→ Code that draws figures:
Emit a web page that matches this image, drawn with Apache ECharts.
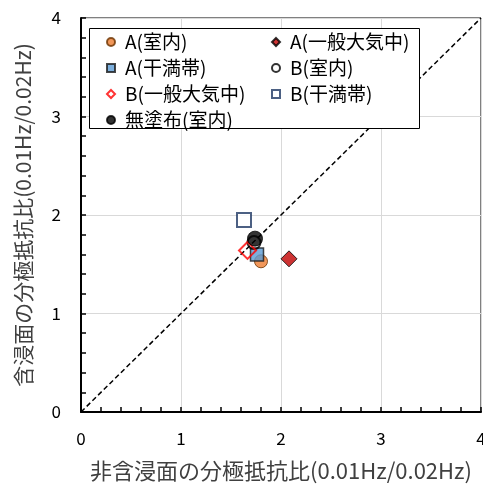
<!DOCTYPE html>
<html>
<head>
<meta charset="utf-8">
<script src="https://cdn.jsdelivr.net/npm/echarts@6/dist/echarts.min.js"></script>
<style>html,body{margin:0;padding:0;background:#fff}#c{width:483px;height:486px}</style>
</head>
<body>
<div id="c"></div>
<script>
const seriesNames = ['A(室内)','A(一般大気中)','A(干満帯)','B(室内)','B(一般大気中)','B(干満帯)','無塗布(室内)'];
const xValues = [1.80, 2.08, 1.76, 1.73, 1.665, 1.63, 1.74];
const yValues = [1.53, 1.555, 1.60, 1.72, 1.64, 1.95, 1.76];
const refLine = [[0, 0], [4, 4]];
const xTitle = '非含浸面の分極抵抗比(0.01Hz/0.02Hz)';
const yTitle = '含浸面の分極抵抗比(0.01Hz/0.02Hz)';

const styles = [
  {symbol:'circle', size:13, itemStyle:{color:'#ED7D31', borderColor:'#6b3300', borderWidth:1}},
  {symbol:'diamond', size:16, itemStyle:{color:'#C00000', borderColor:'#000', borderWidth:1}},
  {symbol:'rect', size:13, itemStyle:{color:'#5B9BD5', borderColor:'#1a1a1a', borderWidth:1.5}},
  {symbol:'circle', size:13, itemStyle:{color:'transparent', borderColor:'#000', borderWidth:2}},
  {symbol:'diamond', size:17, itemStyle:{color:'transparent', borderColor:'#FF0000', borderWidth:2}},
  {symbol:'rect', size:14, itemStyle:{color:'#fff', borderColor:'#1F3864', borderWidth:2}},
  {symbol:'circle', size:15, itemStyle:{color:'#000', borderColor:'#000', borderWidth:1}}
];

const font = '"Noto Sans CJK JP", "Noto Sans", sans-serif';

const series = seriesNames.map((n, i) => ({
  name: n,
  type: 'scatter',
  symbol: styles[i].symbol,
  symbolSize: styles[i].size,
  itemStyle: styles[i].itemStyle,
  z: 3 + i,
  data: [[xValues[i], yValues[i]]]
}));
series.unshift({
  name: 'ref',
  type: 'line',
  data: refLine,
  symbol: 'none',
  silent: true,
  lineStyle: {color:'#000', width:1.5, type:[5,3]},
  z: 2
});

const axisCommon = {
  type: 'value', min: 0, max: 4, interval: 1,
  axisLine: {show:true, onZero:false, lineStyle:{color:'#000', width:2}},
  axisTick: {show:true, inside:true, length:5, lineStyle:{color:'#000', width:1.5}},
  minorTick: {show:true, splitNumber:5, length:5, lineStyle:{color:'#000', width:1.5}},
  splitLine: {show:true, lineStyle:{color:'#d9d9d9', width:1}},
  nameLocation: 'middle'
};

const legendCommon = {
  orient: 'vertical',
  itemWidth: 8, itemHeight: 8,
  itemGap: 6,
  textStyle: {fontFamily: font, fontSize: 19, color: '#000', lineHeight: 20, padding:[0,0,0,5]},
  selectedMode: false,
  z: 10
};

const chart = echarts.init(document.getElementById('c'), null, {renderer:'canvas'});
chart.setOption({
  animation: false,
  backgroundColor: '#fff',
  grid: {left: 81, top: 18, width: 400, height: 394, show: true, borderColor: '#000', borderWidth: 1, backgroundColor: 'transparent', outerBoundsMode: 'none', containLabel: false},
  xAxis: Object.assign({}, axisCommon, {
    name: xTitle, nameGap: 48,
    nameTextStyle: {fontFamily: font, fontSize: 22, color: '#404040'},
    axisLabel: {fontFamily: font, fontSize: 17, color: '#000', margin: 18}
  }),
  yAxis: Object.assign({}, axisCommon, {
    name: yTitle, nameGap: 47, nameRotate: 90,
    nameTextStyle: {fontFamily: font, fontSize: 21, color: '#404040'},
    axisLabel: {fontFamily: font, fontSize: 17, color: '#000', margin: 20}
  }),
  graphic: [{
    type: 'rect', z: 5, silent: true,
    shape: {x: 89.5, y: 28.5, width: 330, height: 100},
    style: {fill: '#fff', stroke: '#000', lineWidth: 1}
  }],
  legend: [
    Object.assign({}, legendCommon, {left: 101, top: 27, data: [seriesNames[0], seriesNames[2], seriesNames[4], seriesNames[6]]}),
    Object.assign({}, legendCommon, {left: 266, top: 27, data: [seriesNames[1], seriesNames[3], seriesNames[5]]})
  ],
  series: series
});
</script>
</body>
</html>
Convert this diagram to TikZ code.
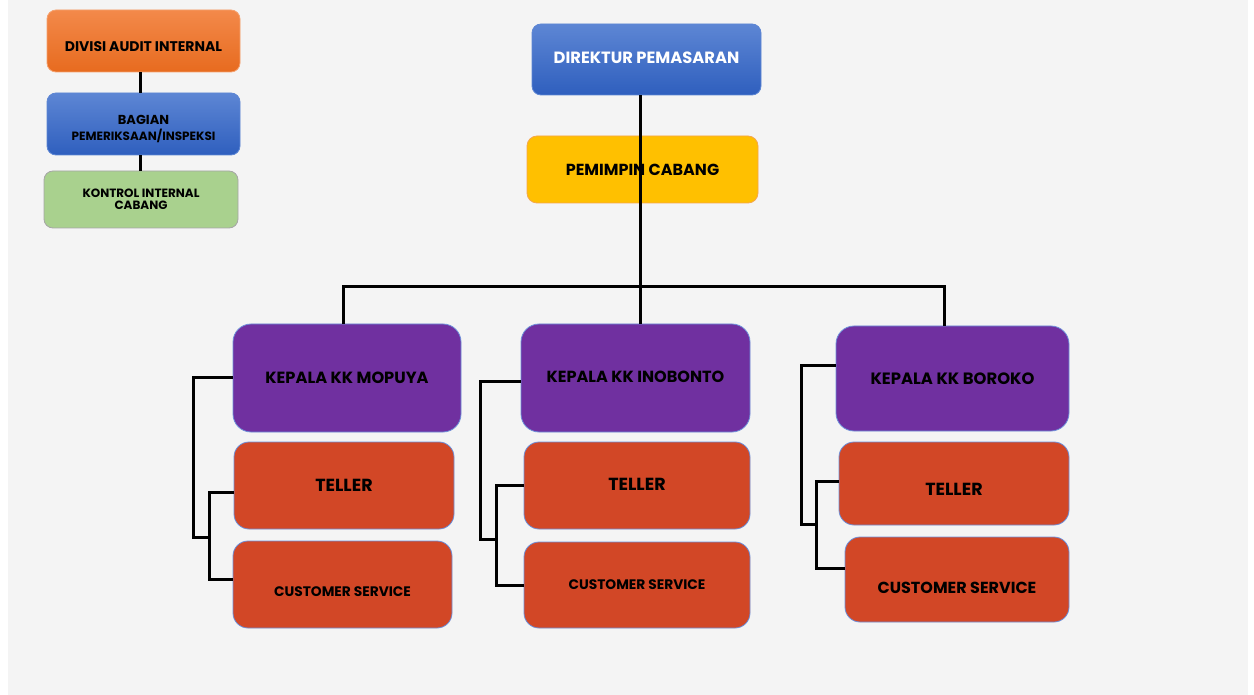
\documentclass[tikz,border=0pt]{standalone}
\usepackage{fontspec}
\setmainfont{Poppins}
\usetikzlibrary{calc}
\definecolor{pagebg}{HTML}{F4F4F4}
\definecolor{orgtop}{HTML}{F3894A}
\definecolor{orgbot}{HTML}{E76B1F}
\definecolor{bluetop}{HTML}{5D86D4}
\definecolor{bluebot}{HTML}{2F5FBE}
\definecolor{greenfill}{HTML}{A9D18E}
\definecolor{yellowfill}{HTML}{FFC000}
\definecolor{yellowline}{HTML}{F4A64C}
\definecolor{purplefill}{HTML}{7030A0}
\definecolor{redfill}{HTML}{D24726}
\definecolor{edgeblue}{HTML}{6D8FD9}
% shift a label vertically without changing its box
\newcommand{\shiftlabel}[2]{\raisebox{#1}[\height][\depth]{#2}}
\newcommand{\fsz}[1]{\fontsize{#1}{1.2\dimexpr#1pt\relax}\selectfont}
\tikzset{
  unit/.style={draw, inner sep=0pt, align=center, font=\bfseries, line width=0.8pt},
  orangebox/.style={unit, rounded corners=9pt, top color=orgtop, bottom color=orgbot, draw=orgtop!80!white},
  bluebox/.style={unit, rounded corners=9pt, top color=bluetop, bottom color=bluebot, draw=bluetop},
  greenbox/.style={unit, rounded corners=9pt, fill=greenfill, draw=black!35},
  yellowbox/.style={unit, rounded corners=10pt, fill=yellowfill, draw=yellowline},
  headbox/.style={unit, rounded corners=18pt, fill=purplefill, draw=edgeblue},
  staffbox/.style={unit, rounded corners=15pt, fill=redfill, draw=edgeblue},
  link/.style={draw=black, line width=3pt}
}
\begin{document}
\begin{tikzpicture}[x=1pt, y=-1pt]
  \useasboundingbox (0,0) rectangle (1254,695);
  \fill[pagebg] (8,0) rectangle (1248,695);

  % audit column
  \node[orangebox, minimum width=193pt, minimum height=62pt, font=\bfseries\fsz{14}] (aud) at (143.5,41)
    {\shiftlabel{-6pt}{DIVISI AUDIT INTERNAL}};
  \node[bluebox, minimum width=193pt, minimum height=62pt] (bag) at (143.5,124)
    {\shiftlabel{-6pt}{\begin{tabular}{@{}c@{}}\fsz{13}BAGIAN\\[1pt]\fsz{12}PEMERIKSAAN/INSPEKSI\end{tabular}}};
  \node[greenbox, minimum width=194pt, minimum height=57pt, font=\bfseries\fontsize{12}{12}\selectfont] (kon) at (141,199.5)
    {KONTROL INTERNAL\\CABANG};

  % management
  \node[bluebox, minimum width=229pt, minimum height=71pt, text=white, font=\bfseries\fsz{16.3}] (dir) at (646.5,59.5)
    {\shiftlabel{1.5pt}{DIREKTUR PEMASARAN}};
  \node[yellowbox, minimum width=231pt, minimum height=67pt, font=\bfseries\fsz{16}] (pem) at (642.5,169.5) {PEMIMPIN CABANG};

  % branch offices
  \node[headbox, minimum width=228pt, minimum height=108pt, font=\bfseries\fsz{16.2}] (k1) at (347,378) {KEPALA KK MOPUYA};
  \node[staffbox, minimum width=220pt, minimum height=87pt, font=\bfseries\fsz{17.5}] (t1) at (344,485.5) {TELLER};
  \node[staffbox, minimum width=219pt, minimum height=87pt, font=\bfseries\fsz{13.8}] (c1) at (342.5,584.5)
    {\shiftlabel{-7.5pt}{CUSTOMER SERVICE}};

  \node[headbox, minimum width=229pt, minimum height=108pt, font=\bfseries\fsz{16.1}] (k2) at (635.5,378)
    {\shiftlabel{1pt}{KEPALA KK INOBONTO}};
  \node[staffbox, minimum width=226pt, minimum height=87pt, font=\bfseries\fsz{17.5}] (t2) at (637,485.5) {\shiftlabel{1.5pt}{TELLER}};
  \node[staffbox, minimum width=226pt, minimum height=86pt, font=\bfseries\fsz{13.8}] (c2) at (637,585) {CUSTOMER SERVICE};

  \node[headbox, minimum width=233pt, minimum height=105pt, font=\bfseries\fsz{16.4}] (k3) at (952.5,378.5) {KEPALA KK BOROKO};
  \node[staffbox, minimum width=230pt, minimum height=83pt, font=\bfseries\fsz{17.5}] (t3) at (954,483.5)
    {\shiftlabel{-5.5pt}{TELLER}};
  \node[staffbox, minimum width=224pt, minimum height=85pt, font=\bfseries\fsz{16}] (c3) at (957,579.5)
    {\shiftlabel{-8.5pt}{CUSTOMER SERVICE}};

  % junction points
  \coordinate (spine) at (640,287);
  \coordinate (busL) at (343,287);
  \coordinate (busR) at (944,287);
  \coordinate (e1) at (193,537); \coordinate (j1) at (209,537);
  \coordinate (e2) at (480,539); \coordinate (j2) at (496,539);
  \coordinate (e3) at (801,524); \coordinate (j3) at (816,524);

  % audit chain
  \draw[link] ([xshift=-3.5pt]aud.south) -- ([xshift=-3.5pt]bag.north);
  \draw[link] ([xshift=-3.5pt]bag.south) -- ([xshift=-1pt]kon.north);

  % main hierarchy
  \draw[link] (dir.south -| spine) -- (pem.south -| spine);
  \draw[link] (pem.south -| spine) -- (k2.north -| spine);
  \draw[link] (k1.north -| busL) -- (busL) -- (busR) -- (k3.north -| busR);

  % office brackets
  \draw[link] ([yshift=1pt]k1.west) -| (e1) -- (j1);
  \draw[link] ([yshift=-6.5pt]t1.west) -| (j1) |- ([yshift=5.5pt]c1.west);
  \draw[link] ([yshift=-3pt]k2.west) -| (e2) -- (j2);
  \draw[link] (t2.west) -| (j2) |- (c2.west);
  \draw[link] ([yshift=13.5pt]k3.west) -| (e3) -- (j3);
  \draw[link] ([yshift=2.5pt]t3.west) -| (j3) |- ([yshift=11.5pt]c3.west);
\end{tikzpicture}
\end{document}
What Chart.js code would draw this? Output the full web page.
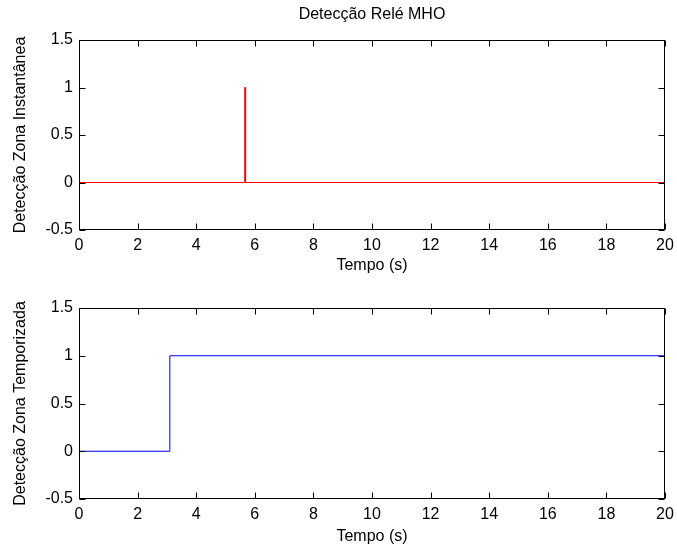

→ What you are asked to do: Only the number is wanted: how many lines in the data include the string "this"?

→ Answer in full: 3